Serangan Udara Israel Bunuh Anak-anak Israel di Gaza tapi Gunakan Tragedi Itu Demi Genosida Lagi
TRIBUNNEWS.COM- Israel berusaha mengekploitasi kematian anak-anak Israel yang tewas karena pemboman serangan udara Israel sendiri setahun yang lalu.
Ironis, Israel yang melakukan pemboman hingga menewaskan anak-anak tawanan Israel, justru menjadikan tragedi kematian mereka sebagai alat untuk menggagalkan gencatan senjata di Gaza.
Kematian anak-anak Bibas, Kfir dan Ariel, mereka terbunuh akibat pemboman Israel di Gaza lebih dari setahun lalu.
Tragedi kematian sandera itu dieksploitasi dalam upaya untuk menggagalkan perjanjian gencatan senjata saat ini, kata para pengamat.
Hamas dijadwalkan untuk mengembalikan jenazah mereka pada hari Kamis, tetapi ketika Israel dan sekutunya menyebarkan narasi palsu tentang kematian mereka.
Para pengamat memperingatkan bahwa tragedi ini dijadikan senjata untuk membenarkan dimulainya kembali genosida Israel di Gaza.
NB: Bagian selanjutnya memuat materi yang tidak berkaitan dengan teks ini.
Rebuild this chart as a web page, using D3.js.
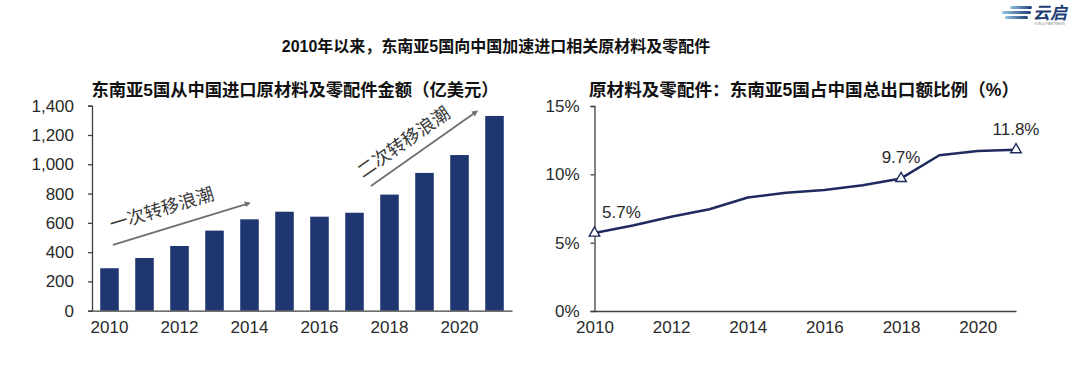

Mayoritas Komite Urusan Luar Negeri DPR AS memicu kontroversi dengan mengklaim tanpa bukti bahwa, “Hamas mengeksekusi seorang ibu dan kedua anaknya dengan kejam,” yang bertentangan dengan laporan yang menyatakan bahwa Shiri Bibas, 32 tahun, dan kedua putranya, Kfir dan Ariel, tewas dalam serangan udara Israel pada November 2023.
Yarden Bibas, yang dibebaskan Hamas bulan ini, sebelumnya menuduh pemerintah Benjamin Netanyahu lah yang bertanggung jawab atas kematian mereka.
Dalam pernyataannya pada November 2023, ia mengklaim bahwa perdana menteri Israel itu mengebom dan membunuh istri dan dua anaknya .
Dilaporkan juga bahwa ketika menceritakan kematian Keluarga Bibas, CBS terpaksa mengakui bahwa mereka dibunuh oleh serangan udara Israel membabi buta tentara Israel, kematian mereka bukan karena Hamas.
Para pengamat menunjukkan bahwa pemerintah Israel mengetahui kematian mereka selama 15 bulan tetapi memilih untuk tetap bersikap tidak pasti, mungkin untuk menggunakan tragedi tersebut guna membatalkan perjanjian gencatan senjata.
Hamas mengklaim bahwa sebelumnya mereka menawarkan untuk mengembalikan jenazah tersebut, dengan menyatakan:
"Pihak perlawanan menawarkan untuk menyerahkan ketiga jenazah tersebut, tetapi pemerintah pendudukan menolak untuk menerimanya dan masih bermanuver serta berunding."